Adobe eBook reader has been secretly spying on what you read


Would you be able to visit in a library and read a book while someone else lurked over your shoulder and wrote down which books you were reading and for how long? Most wouldn't, but that's precisely what Adobe is doing to everyone using their Adobe Digital Editions eBook and PDF reader software.

Adobe Digital Editions is used by thousands of libraries, being one of the DRM-laden program that ensures you can only read "approved" ebooks and manage the lending of digital books - restricting most advantages one would expect from a digital book to their physical counterparts. And now it was found that it is not only tracking your reading habits, but is sending them back to Adobe in plain text . making it easily interceptable by anyone. (Just the other day we talked about a similar issue on a keylogging program promoted by the police that actually put its users at risk.)

Adobe says it needs this data to ensure the proper management of the ebooks - allowing publishers to do things like charge per time spent reading or by how much you actually read (what's next, charge by the page or by the sentence?) but I think it serves to illustrate, once again, that no DRM can/should be accepted by consumers.

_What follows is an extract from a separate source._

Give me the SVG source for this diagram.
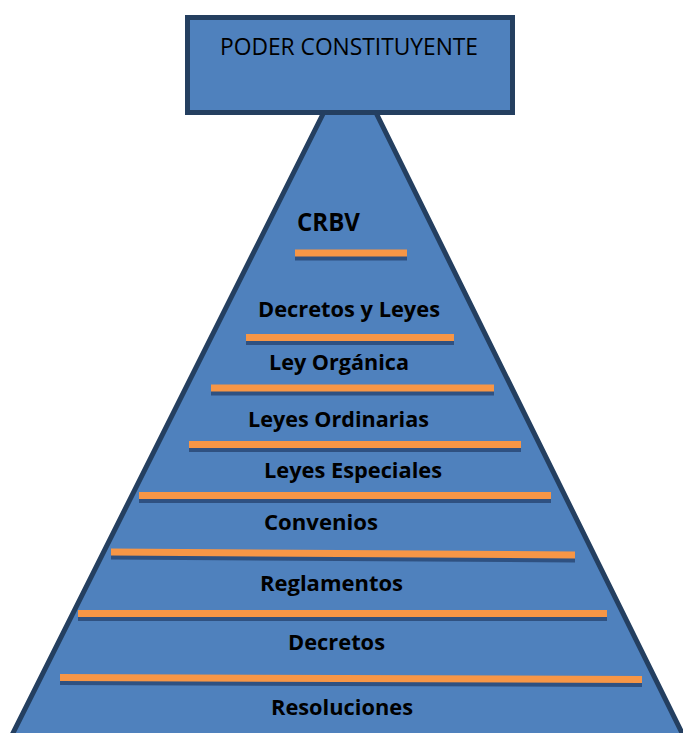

In this case, what Adobe is doing might actually end up being illegal, as New Jersey has recently passed a law that ensures everyone's right to their privacy and anonymity concerning which books they read or check out of a library. But even if it weren't, it's time authors and publishers realize that they need to treat their customers with respect and as reasonable people that aren't the "criminals" some associations insist on. That means: no DRM, and trust people to do the right thing - after all, most of the time the use of DRM ends up forcing reasonable people not to do the right thing, which is kind of ironic (or should I say... moronic?)